Every CEO experience is shaped by the personal interests of the executive. One passion that might not immediately seem relevant–but could affect management style–is a love of literature.
For an example, one can look at Microsoft and its current CEO Satya Nadella, who recently sent out a special email to his employees. The text of this can be seen on the official Microsoft website, and it covers a wealth of different topics, ranging from the ambition of the company to its worldview and culture.
The Washington Post reported on Nadella's fondness for dropping quotes from famous literature into his messages.
His sources include works as diverse as Umberto Eco and fantasy writer Lloyd Alexander, and he works them into both his internal and external communications.
This appears to date back to when he first moved into the role in January of this year, and it's therefore clearly part of his style and natural personality. More important than any particular references is this genuine display of what the CEO happens to find interesting, relevant, and helpful for other employees.
But could these kinds of references confuse rather than illuminate? It's all in how the CEO uses them. Writing for the Post, Jena McGregor considers the consequences of Nadella's method.

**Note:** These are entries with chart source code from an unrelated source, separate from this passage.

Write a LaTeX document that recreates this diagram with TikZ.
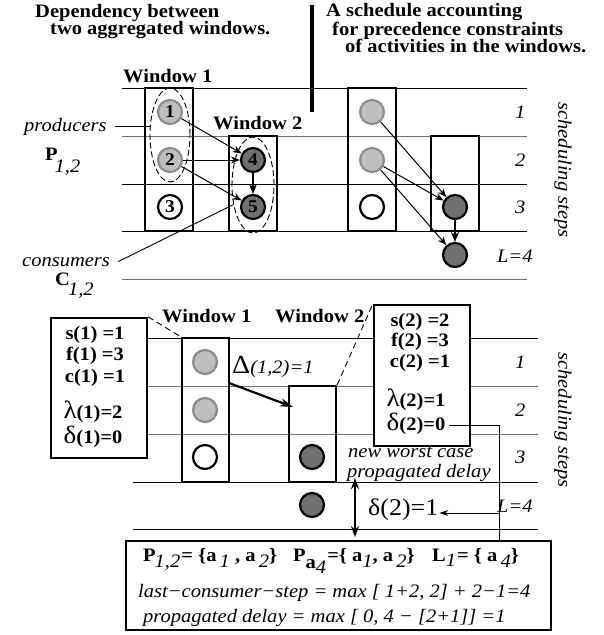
\documentclass[tikz,border=0pt]{standalone}
\usepackage{fontspec}
\setmainfont{Liberation Serif}[FakeStretch=1.08]
\usetikzlibrary{shapes.geometric,arrows.meta}
\definecolor{lightfill}{HTML}{BEBEBE}
\definecolor{lightdraw}{HTML}{8C8C8C}
\definecolor{darkfill}{HTML}{707070}
\definecolor{gridgray}{HTML}{707070}
\newcommand\fs[1]{\fontsize{#1}{#1}\selectfont}
\newcommand\lowit[2][0.5em]{\raisebox{-#1}{\normalfont\itshape #2}}
\newcommand\lowbf[2][0.45em]{\raisebox{-#1}{#2}}
\begin{document}
\begin{tikzpicture}[x=1pt,y=-1pt,font=\fs{19},
  lbl/.style={anchor=base west,inner sep=0pt},
  cbl/.style={anchor=base,inner sep=0pt,font=\fs{19}\bfseries},
  gridb/.style={line width=0.9pt},
  gridg/.style={line width=0.9pt,draw=gridgray},
  winbox/.style={draw,line width=2.3pt,inner sep=0pt,minimum width=48pt},
  infobox/.style={draw,line width=2.3pt,fill=white,inner sep=0pt,minimum width=96pt},
  lightc/.style={circle,fill=lightfill,draw=lightdraw,line width=2.2pt,minimum size=24pt,inner sep=0pt,font=\fs{18}\bfseries},
  whitec/.style={circle,fill=white,draw=black,line width=2.2pt,minimum size=24pt,inner sep=0pt,font=\fs{18}\bfseries},
  darkc/.style={circle,fill=darkfill,draw=black,line width=2.2pt,minimum size=24pt,inner sep=0pt,font=\fs{18}\bfseries},
  arr/.style={-{Stealth[length=9pt,width=7pt]},line width=1pt},
  thickarr/.style={-{Stealth[length=10pt,width=8pt]},line width=2.2pt},
  dashline/.style={dash pattern=on 6pt off 4pt,line width=0.9pt},
  group/.style={ellipse,draw,dash pattern=on 6pt off 3pt,line width=0.9pt,inner sep=0pt},
  steps/.style={rotate=-90,font=\fs{19}\itshape,inner sep=0pt}
]
\useasboundingbox (0,0) rectangle (604,635);

% ---------- titles ----------
\node[lbl,font=\fs{19}\bfseries] (t1a) at (35,17) {Dependency between};
\node[lbl,font=\fs{19}\bfseries] (t1b) at (50,34) {two aggregated windows.};
\node[lbl,font=\fs{19}\bfseries] (t2a) at (326,16) {A schedule accounting};
\node[lbl,font=\fs{19}\bfseries] (t2b) at (332,35) {for precedence constraints};
\node[lbl,font=\fs{19}\bfseries] (t2c) at (345,52) {of activities in the windows.};
\coordinate (barT) at (312,5);
\coordinate (barB) at (312,112);
\draw[line width=4pt] (barT) -- (barB);

% ---------- top grid ----------
\draw[gridb] (122,88) -- (527,88);
\draw[gridg] (122,136) -- (527,136);
\draw[gridb] (122,184) -- (527,184);
\draw[gridb] (122,231) -- (527,231);
\draw[gridg] (122,279) -- (527,279);

% ---------- top left: two windows ----------
\node[winbox,minimum height=143pt] (W1) at (169,159.5) {};
\node[winbox,minimum height=95pt] (W2) at (253,183.5) {};
\node[lbl,font=\fs{19}\bfseries] (w1lab) at (123,82) {Window 1};
\node[lbl,font=\fs{19}\bfseries] (w2lab) at (213,129) {Window 2};

\node[group,minimum width=40pt,minimum height=94pt] (prod) at (170,135) {};
\node[group,minimum width=42pt,minimum height=96pt] (cons) at (253,185) {};

\node[lightc] (a1) at (170,112) {1};
\node[lightc] (a2) at (170,160) {2};
\node[whitec] (a3) at (170,207) {3};
\node[darkc] (a4) at (253,160) {4};
\node[darkc] (a5) at (253,207) {5};

\draw[arr] (a1) -- (a4);
\draw[arr] (a2) -- (a4);
\draw[arr] (a2) -- (a5);
\draw[thickarr,line width=1.8pt] (a4) -- (a5);

\node[lbl,font=\fs{19}\itshape] (prodlab) at (24,131) {producers};
\draw[line width=0.9pt] ([xshift=8pt]prodlab.east) -- (prodlab.east -| prod.west);
\node[lbl] (Plab) at (45,160) {\textbf{P}\kern-3pt\lowit[0.65em]{1,2}};
\node[lbl,font=\fs{19}\itshape] (conslab) at (22,266) {consumers};
\draw[line width=0.9pt] ([xshift=8pt]conslab.east) -- (cons.225);
\node[lbl] (Clab) at (55,285) {\textbf{C}\kern-2pt\lowit[0.55em]{1,2}};

% ---------- top right: schedule ----------
\node[winbox,minimum height=143pt] (WA) at (372,159.5) {};
\node[winbox,minimum height=95pt] (WB) at (455,183.5) {};
\node[lightc] (b1) at (372,112) {};
\node[lightc] (b2) at (372,160) {};
\node[whitec] (b3) at (372,207) {};
\node[darkc] (b4) at (455,207) {};
\node[darkc] (b5) at (455,255) {};
\draw[arr] (b1) -- (b4);
\draw[arr] (b2) -- (b4);
\draw[arr] (b2) -- (b5);
\draw[thickarr,line width=1.8pt] (b4) -- (b5);

\node[lbl,font=\fs{19}\itshape] (s1) at (515,118) {1};
\node[lbl,font=\fs{19}\itshape] (s2) at (515,166) {2};
\node[lbl,font=\fs{19}\itshape] (s3) at (515,213) {3};
\node[lbl,font=\fs{19}\itshape] (sL) at (497,262) {L=4};
\node[steps] (ss1) at (563,170) {scheduling steps};

% ---------- bottom grid ----------
\draw[gridb] (133,338) -- (538,338);
\draw[gridg] (133,386) -- (538,386);
\draw[gridg] (133,434) -- (538,434);
\draw[gridb] (133,482) -- (538,482);
\draw[gridb] (133,529) -- (538,529);

% ---------- bottom windows ----------
\node[winbox,minimum width=47pt,minimum height=144pt] (W1b) at (205.5,410) {};
\node[winbox,minimum width=47pt,minimum height=96pt] (W2b) at (312.5,434) {};
\node[lbl,font=\fs{19}\bfseries] (w1blab) at (162,322) {Window 1};
\node[lbl,font=\fs{19}\bfseries] (w2blab) at (275,322) {Window 2};

\node[lightc] (c1) at (205,362) {};
\node[lightc] (c2) at (205,410) {};
\node[whitec] (c3) at (205,457) {};
\node[darkc] (c4) at (312,457) {};
\node[darkc] (c5) at (312,505) {};

% left info box
\node[infobox,minimum height=140pt] (lbox) at (99,388) {};
\node[cbl] (l1) at (95,339) {s(1) =1};
\node[cbl] (l2) at (95,360) {f(1) =3};
\node[cbl] (l3) at (95,382) {c(1) =1};
\node[cbl] (l4) at (93,418) {{\mdseries\fs{25}λ}(1)=2};
\node[cbl] (l5) at (93,443) {{\mdseries\fs{25}δ}(1)=0};
\draw[dashline] (lbox.north east) -- (W1b.north west);

% right info box
\node[infobox,minimum height=141pt] (rbox) at (422,375.5) {};
\node[cbl] (r1) at (420,326) {s(2) =2};
\node[cbl] (r2) at (420,346) {f(2) =3};
\node[cbl] (r3) at (420,367) {c(2) =1};
\node[cbl] (r4) at (416,406) {{\mdseries\fs{25}λ}(2)=1};
\node[cbl] (r5) at (416,430) {{\mdseries\fs{25}δ}(2)=0};
\draw[dashline] (W2b.north east) -- (rbox.north west);

% delta arrow
\node[lbl] (dlab) at (232,373) {{\fs{26}Δ}{\itshape(1,2)=1}};
\coordinate (dS) at (229,383);
\coordinate (dE) at (293,407);
\draw[thickarr,-{Stealth[length=13pt,width=8pt]}] (dS) -- (dE);

\node[lbl,font=\fs{19}\itshape] (nw1) at (348,457) {new worst case};
\node[lbl,font=\fs{19}\itshape] (nw2) at (347,477) {propagated delay};

\node[lbl,font=\fs{19}\itshape] (u1) at (515,368) {1};
\node[lbl,font=\fs{19}\itshape] (u2) at (515,416) {2};
\node[lbl,font=\fs{19}\itshape] (u3) at (515,463) {3};
\node[lbl,font=\fs{19}\itshape] (uL) at (497,512) {L=4};
\node[steps] (ss2) at (563,420) {scheduling steps};

% propagated delay
\coordinate (da1) at (355,478);
\coordinate (da2) at (355,537);
\draw[{Stealth[length=11pt,width=8pt]}-{Stealth[length=11pt,width=8pt]},line width=2.2pt] (da1) -- (da2);
\node[lbl,font=\fs{24}] (d21) at (368,515) {δ(2)=1};

% formula box
\node[draw,line width=2.3pt,fill=white,inner sep=0pt,minimum width=425pt,minimum height=89pt] (fbox) at (338.5,585.5) {};
\node[lbl] (f1) at (143,561) {\textbf{P}\kern-1pt\lowit[0.35em]{1,2}\kern1pt\textbf{= \{a}\,\lowit[0.35em]{1}\textbf{ , a}\,\lowit[0.35em]{2}\textbf{\}}};
\node[lbl] (f2) at (293,561) {\textbf{P}\lowbf[0.4em]{\textbf{a}\lowit[0.25em]{4}}\kern1pt\textbf{=\{ a}\lowit[0.35em]{1}\textbf{, a}\,\lowit[0.35em]{2}\textbf{\}}};
\node[lbl] (f3) at (432,561) {\textbf{L}\lowit[0.3em]{1}\kern1pt\textbf{= \{ a}\,\lowit[0.35em]{4}\textbf{\}}};
\node[lbl,font=\fs{19}\itshape] (f4) at (138,597) {last−consumer−step = max [ 1+2, 2] + 2−1=4};
\node[lbl,font=\fs{19}\itshape] (f5) at (143,622) {propagated delay = max [ 0, 4 − [2+1]] =1};

% connector from delta(2)=0 to formula and to delta(2)=1
\coordinate (jtop) at (499,425);
\coordinate (jmid) at (499,513);
\draw[line width=0.9pt] ([xshift=3pt]r5.base east |- jtop) -- (jtop) -- (jtop |- fbox.north);
\draw[-{Stealth[length=9pt,width=6pt]},line width=0.9pt] (jmid) -- ([xshift=1pt]d21.base east |- jmid);
\end{tikzpicture}
\end{document}
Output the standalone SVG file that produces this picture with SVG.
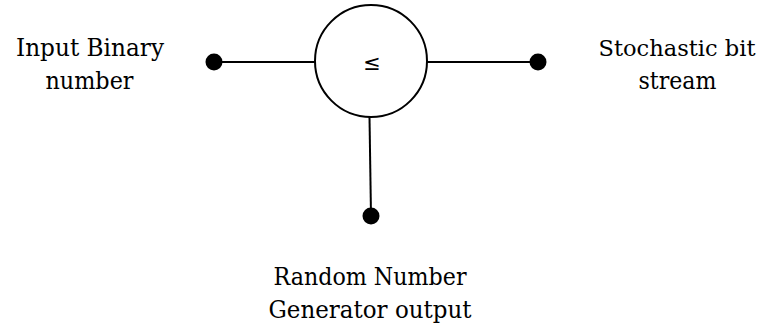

"Whether Nadella's literary quotes will help inspire Microsoft employees to 'transform as individuals' — and improve, as a result, the company he leads — is still a big question," she writes. "But they may at least help differentiate Nadella from his predecessor, Steve Ballmer."
Your executive recruitment process should consider both personality quirks, like Nadella's penchant for literature, and more technical factors like experience level and industry knowledge.